La nouvelle plateforme BatiRIM créée par Suez et un partenaire issu du BTP (Resolving) est la première solution permettant d’identifier la ressource dans un bâtiment de manière à pouvoir la réemployer : un catalogue de la ressource est créé en fournissant une information claire, rapide, juste, et géolocalisée. Encore une fois, ce processus nécessite une forte collaboration on sein du secteur.
La deuxième clé est la traçabilité. Tout comme dans le secteur de la distribution qui doit assurer la traçabilité de denrées alimentaires avec des filières agréées et pérennes, le secteur de la construction devra inévitablement tracer les éléments afin de garantir au maitre d’ouvrage que tout est bien conforme.
Le digital et l’Iot devront aussi permettre demain de créer la confiance et de partager la connaissance et la compétence. La documentation correcte des nombreuses et méconnues initiatives de réemploi sera facilitée par la digitalisation.
La digitalisation a besoin de liens sociaux réels entre les acteurs
Au-delà de la digitalisation, la compréhension de l’utilisateur et le lien social entre les personnes restent les éléments essentiels qui permettront de résoudre les problématiques de réemploi des ressources du bâtiment. Uber et Blablacar le démontrent d’ailleurs.

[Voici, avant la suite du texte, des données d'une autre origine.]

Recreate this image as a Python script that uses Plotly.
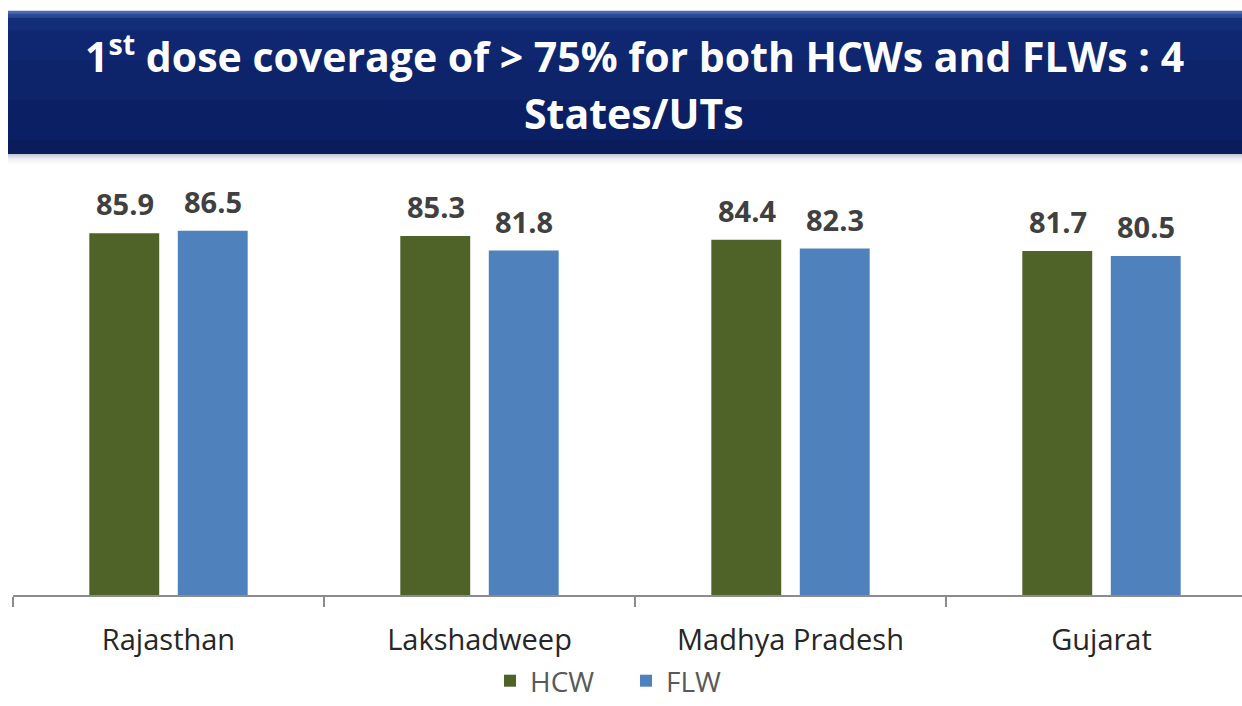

La dimension sociale et la compréhension des écosystèmes sont aussi les piliers du « codesign ». La méthode de l’architecte MG Taylor permet ainsi d’aligner des équipes pour résoudre des problèmes complexes en relation avec l’utilisateur final. C’est exactement ce que doit appliquer le secteur de la construction. Il faut décloisonner les relations entre le maitre d’ouvrage, le maitre d’œuvre, les entreprises présentent sur le chantier, l’architecte,… L’architecte doit reprendre sa place. L’avenir doit être envisagé en trouvant l’équilibre des éléments entre digitalisation, collaboration, codesign, et réemploi.